Published Date: March 27, 2016

Elsa and Lucy

Elsa (left) is a two-year-old English Creme Retriever in Omaha who pulls on the leash, digs in the yard, eats mulch and doesnt recall on command. Her room mate Lucy is a one-year-old English Creme Retreiver who also pulls on the leash, digs and eats mulch, but her primary issues is she is nervous.

Both dogs were clearly excited when I arrived for the session, although Lucy stayed in the background and didn’t really do much barking until after she gave me a sniff.

Lucy’s barking isn’t something I would normally take much notice of, however I did spot something that happened in conjunction with her barking that gave me a clue as to perhaps why she was a nervous dog.

When a human sees another human in distress or having difficulty, it’s natural for us to try to calm or soothe them by interacting and reassuring them. You see mothers scoop up their child after it falls and give them all kinds of loving attention to try to make it all better. This is human psychology and it works well for us

But when a dog is in an unbalanced state of mind and we provide it with attention or affection, we are essentially agreeing with whatever state of mind the dog happens to be in.

This is a prime example of how dog psychology differs from that of humans. Because Luce’s guardians petted her each time that she got insecure, they were inadvertently reinforcing the exact behavior they were trying to eliminate.

Not only will Petting with a Purpose help the humans stop reinforcing unbalanced behavior in Lucy, they will also teach her that she is rewarded for engaging in desired behaviors like coming, sitting or laying down.

If all of the members of Lucy’s family start Petting with a Purpose, it will go a long ways towards helping both dogs with their issues; Elsa’s pushiness and Lucy’s lower self esteem.

Another great way to help both dogs behave better will be to incorporate clear rules, boundaries and limits. Insecure dogs feel much better when they know exactly where the lines are drawn. And for dogs who are a little bit on the pushy side like Elsa, humans claiming and defending their personal space while adding rules and structure can help her learn to be more respectful and adopt more of a follower mindset.

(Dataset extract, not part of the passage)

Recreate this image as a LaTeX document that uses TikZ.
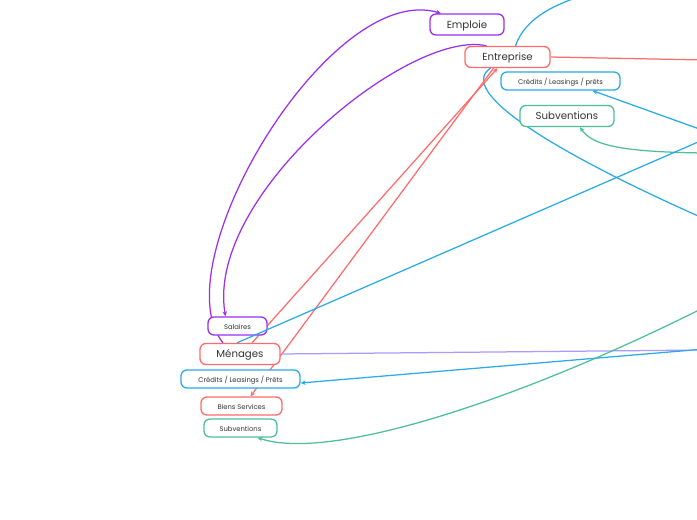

I went over a set of escalating consequences that I recommend guardians use to disagree with their dogs whenever they engage in unwanted actions or behaviors. I also wanted to show them how they can utilize positive reinforcement to get the dogs to compete with each other to be more obedient. A great example of this is the recall exercise.

Now that we had added structure and discipline to the dog’s daily routine, I wanted to repeat the door answering exercise and show the guardians how they can use what they learned to claim the area around the front door before opening it.

The family’s father stepped outside to play the part of an arriving just so that I could demonstrate the technique for the mother. After this practice session, the father stepped outside again so that we could repeat the exercise, but this time with the family’s mother on door duty.

It was great to see how quickly the dogs adapted to the new door answering ritual. Because of Lucy’s lower self-esteem, she pretty much took herself out of the equation with minimal correction needed. Elsa is certainly the more pushy of the two dogs and will probably test the resolve of her guardians by attempting to cross the boundary under various circumstances. If the guardians are consistent with their corrections, Elsa and Lucy will both learn to leave the door answering to their humans.

By the end of the session I could notice a change in both dogs personalities. Elsa was not being as pushy or assertive and seemed to be recalling much better. Lucy seemed a little bit more confident and at ease rather than being so anxious and nervous.

As the dogs get used to deferring to the human’s authority, many of their nuisance behaviors should subside on their own. For those that remain, now their guardians have the tools and techniques needed to put them to a stop permanently.